A distracting background can seriously detract from even the most beautiful or interesting subject. But, with a little help from Photoshop, it's possible to take the edge off of an annoyingly cluttered image.
Swallow made this study of converging lines with a Minolta Freedom Zoom 160 film camera. He then scanned the image with an Epson V700, and edited in GIMP 2.6.8
Photo: Jesse Swallow

Photographers have lots of tricks for dealing with clutter and other unwanted picture elements. You can, for example, set a large aperture to defocus the fore- or background. Or, by brightly lighting a foreground subject, you can set exposures to darken background mess until it essentially disappears.
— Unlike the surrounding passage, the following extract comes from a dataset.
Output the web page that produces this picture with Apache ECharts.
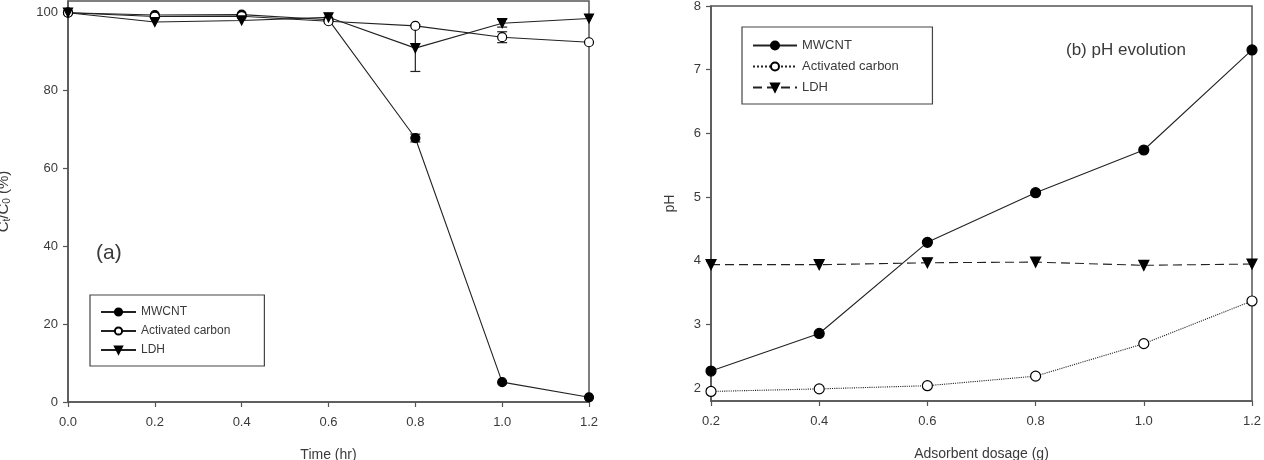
<!DOCTYPE html>
<html>
<head>
<meta charset="utf-8">
<script src="https://cdn.jsdelivr.net/npm/echarts@6/dist/echarts.min.js"></script>
<style>
  html, body { margin: 0; padding: 0; background: #fff; }
  #chart { width: 1264px; height: 460px; }
</style>
</head>
<body>
<div id="chart"></div>
<script>
// --- data ---
const timeHr = [0.0, 0.2, 0.4, 0.6, 0.8, 1.0, 1.2];
const removalMWCNT = [100, 99.4, 99.5, 98.2, 67.8, 5.1, 1.2];
const removalAC = [100, 99.0, 99.1, 97.8, 96.6, 93.7, 92.4];
const removalLDH = [100, 97.6, 98.0, 98.8, 90.9, 97.3, 98.5];
// [x, low, high]
const errLDH = [[0.8, 84.9, 96.9], [1.0, 96.3, 98.3]];
const errAC = [[1.0, 92.3, 95.1]];
const errMWCNT = [[0.8, 66.8, 68.8]];

const dosageG = [0.2, 0.4, 0.6, 0.8, 1.0, 1.2];
const phMWCNT = [2.27, 2.86, 4.29, 5.07, 5.74, 7.31];
const phAC = [1.95, 1.99, 2.04, 2.19, 2.70, 3.37];
const phLDH = [3.94, 3.94, 3.97, 3.98, 3.93, 3.95];

const ticksA_x = [0, 0.2, 0.4, 0.6, 0.8, 1.0, 1.2];
const ticksA_y = [0, 20, 40, 60, 80, 100];
const ticksB_x = [0.2, 0.4, 0.6, 0.8, 1.0, 1.2];
const ticksB_y = [2, 3, 4, 5, 6, 7, 8];

// --- style ---
const FONT = 'Liberation Sans, Arial, sans-serif';
const INK = '#222';
const AXIS = '#555';
const TXT = '#3a3a3a';
const triDown = 'path://M0,0 L10,0 L5,8.66 Z';

const pair = (xs, ys) => xs.map((x, i) => [x, ys[i]]);

const axisCommon = {
  axisLine: { show: true, lineStyle: { color: AXIS, width: 1.5 } },
  axisTick: { show: true, inside: false, length: 5, lineStyle: { color: AXIS, width: 1.2 } },
  axisLabel: { color: TXT, fontSize: 13, fontFamily: FONT, margin: 14 },
  splitLine: { show: false },
  nameTextStyle: { color: TXT, fontSize: 14, fontFamily: FONT },
};

function xAxis(gi, min, max, ticks, name) {
  return {
    type: 'value', gridIndex: gi, min, max, ...axisCommon,
    axisLabel: { ...axisCommon.axisLabel, customValues: ticks, formatter: v => v.toFixed(1) },
    axisTick: { ...axisCommon.axisTick, customValues: ticks },
    name, nameLocation: 'middle', nameGap: 46,
  };
}

function errBars(gi, data, cap) {
  return {
    type: 'custom', xAxisIndex: gi, yAxisIndex: gi, data, z: 1, silent: true,
    renderItem: (params, api) => {
      const x = api.value(0);
      const lo = api.coord([x, api.value(1)]);
      const hi = api.coord([x, api.value(2)]);
      const st = { stroke: INK, lineWidth: 1.2 };
      return {
        type: 'group',
        children: [
          { type: 'line', shape: { x1: lo[0], y1: lo[1], x2: hi[0], y2: hi[1] }, style: st },
          { type: 'line', shape: { x1: lo[0] - cap, y1: lo[1], x2: lo[0] + cap, y2: lo[1] }, style: st },
          { type: 'line', shape: { x1: hi[0] - cap, y1: hi[1], x2: hi[0] + cap, y2: hi[1] }, style: st },
        ],
      };
    },
  };
}

function lineSeries(gi, name, data, symbol, size, filled, lineType) {
  return {
    type: 'line', name, xAxisIndex: gi, yAxisIndex: gi, data,
    symbol, symbolSize: size, showAllSymbol: true, z: 3,
    lineStyle: { color: INK, width: 1.1, type: lineType || 'solid' },
    itemStyle: { color: filled ? '#000' : '#fff', borderColor: '#000', borderWidth: 1.2 },
    emphasis: { disabled: true },
  };
}

const chart = echarts.init(document.getElementById('chart'), null, { renderer: 'canvas' });

chart.setOption({
  animation: false,
  textStyle: { fontFamily: FONT },
  grid: [
    { left: 68, top: 1, width: 521, height: 401, outerBoundsMode: 'none', containLabel: false,
      show: true, borderColor: AXIS, borderWidth: 1.5, backgroundColor: 'transparent' },
    { left: 711, top: 6, width: 541, height: 395, outerBoundsMode: 'none', containLabel: false,
      show: true, borderColor: AXIS, borderWidth: 1.5, backgroundColor: 'transparent' },
  ],
  xAxis: [
    xAxis(0, 0, 1.2, ticksA_x, 'Time (hr)'),
    xAxis(1, 0.2, 1.2, ticksB_x, 'Adsorbent dosage (g)'),
  ],
  yAxis: [
    {
      type: 'value', gridIndex: 0, min: 0, max: 103, ...axisCommon,
      axisLabel: { ...axisCommon.axisLabel, margin: 10, customValues: ticksA_y },
      axisTick: { ...axisCommon.axisTick, customValues: ticksA_y },
      name: '{m|C}{s|t}{m|/C}{s|0}{m| (%)}', nameLocation: 'middle', nameGap: 56,
      nameTextStyle: {
        rich: {
          m: { fontSize: 15, color: TXT, fontFamily: FONT },
          s: { fontSize: 10, color: TXT, fontFamily: FONT, verticalAlign: 'bottom', padding: [7, 0, 0, 0] },
        },
      },
    },
    {
      type: 'value', gridIndex: 1, min: 1.8, max: 8, ...axisCommon,
      axisLabel: { ...axisCommon.axisLabel, margin: 10, customValues: ticksB_y },
      axisTick: { ...axisCommon.axisTick, customValues: ticksB_y },
      name: 'pH', nameLocation: 'middle', nameGap: 34,
    },
  ],
  legend: [
    {
      left: 90, top: 295, orient: 'vertical', padding: [11, 34, 10, 10], itemGap: 7,
      itemWidth: 35, itemHeight: 9, borderColor: '#444', borderWidth: 1.2,
      data: ['MWCNT', 'Activated carbon', 'LDH'],
      textStyle: { color: TXT, fontSize: 12, fontFamily: FONT },
      selectedMode: false,
    },
    {
      left: 742, top: 27, orient: 'vertical', padding: [12, 30, 10, 10], itemGap: 8,
      itemWidth: 44, itemHeight: 10, borderColor: '#444', borderWidth: 1.2,
      data: ['MWCNT ', 'Activated carbon ', 'LDH '],
      textStyle: { color: TXT, fontSize: 13, fontFamily: FONT },
      selectedMode: false,
    },
  ],
  graphic: [
    { type: 'text', left: 96, top: 243, style: { text: '(a)', fontSize: 21, fill: TXT, fontFamily: FONT } },
    { type: 'text', left: 1066, top: 42, style: { text: '(b) pH evolution', fontSize: 17, fill: TXT, fontFamily: FONT } },
  ],
  series: [
    errBars(0, errLDH, 5),
    errBars(0, errAC, 5),
    errBars(0, errMWCNT, 5),
    lineSeries(0, 'MWCNT', pair(timeHr, removalMWCNT), 'circle', 9, true),
    lineSeries(0, 'Activated carbon', pair(timeHr, removalAC), 'circle', 9, false),
    lineSeries(0, 'LDH', pair(timeHr, removalLDH), triDown, 9, true),
    lineSeries(1, 'MWCNT ', pair(dosageG, phMWCNT), 'circle', 10, true),
    lineSeries(1, 'Activated carbon ', pair(dosageG, phAC), 'circle', 10, false, 'dotted'),
    lineSeries(1, 'LDH ', pair(dosageG, phLDH), triDown, 10, true, [9, 5]),
  ],
});
</script>
</body>
</html>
Jesse Swallow of Melbourne, Australia, offers a less common technique that works especially with heavily lined subjects. Waiting for a Melbourne tram one rainy August evening, he was struck by the dynamic contrast of richly saturated warm- and cool-toned light reflecting off a metallic bench. When he composed the scene so that the reflections were their brightest, however, the right side of his picture was a line of ugly storefronts.

No problem! He used software to crop out the storefronts and replace them with a mirror image of the scene.

The technique solved the storefront problem, and, because his subject was largely receding lines and movement, the photo has a fun and vortexy depth, too.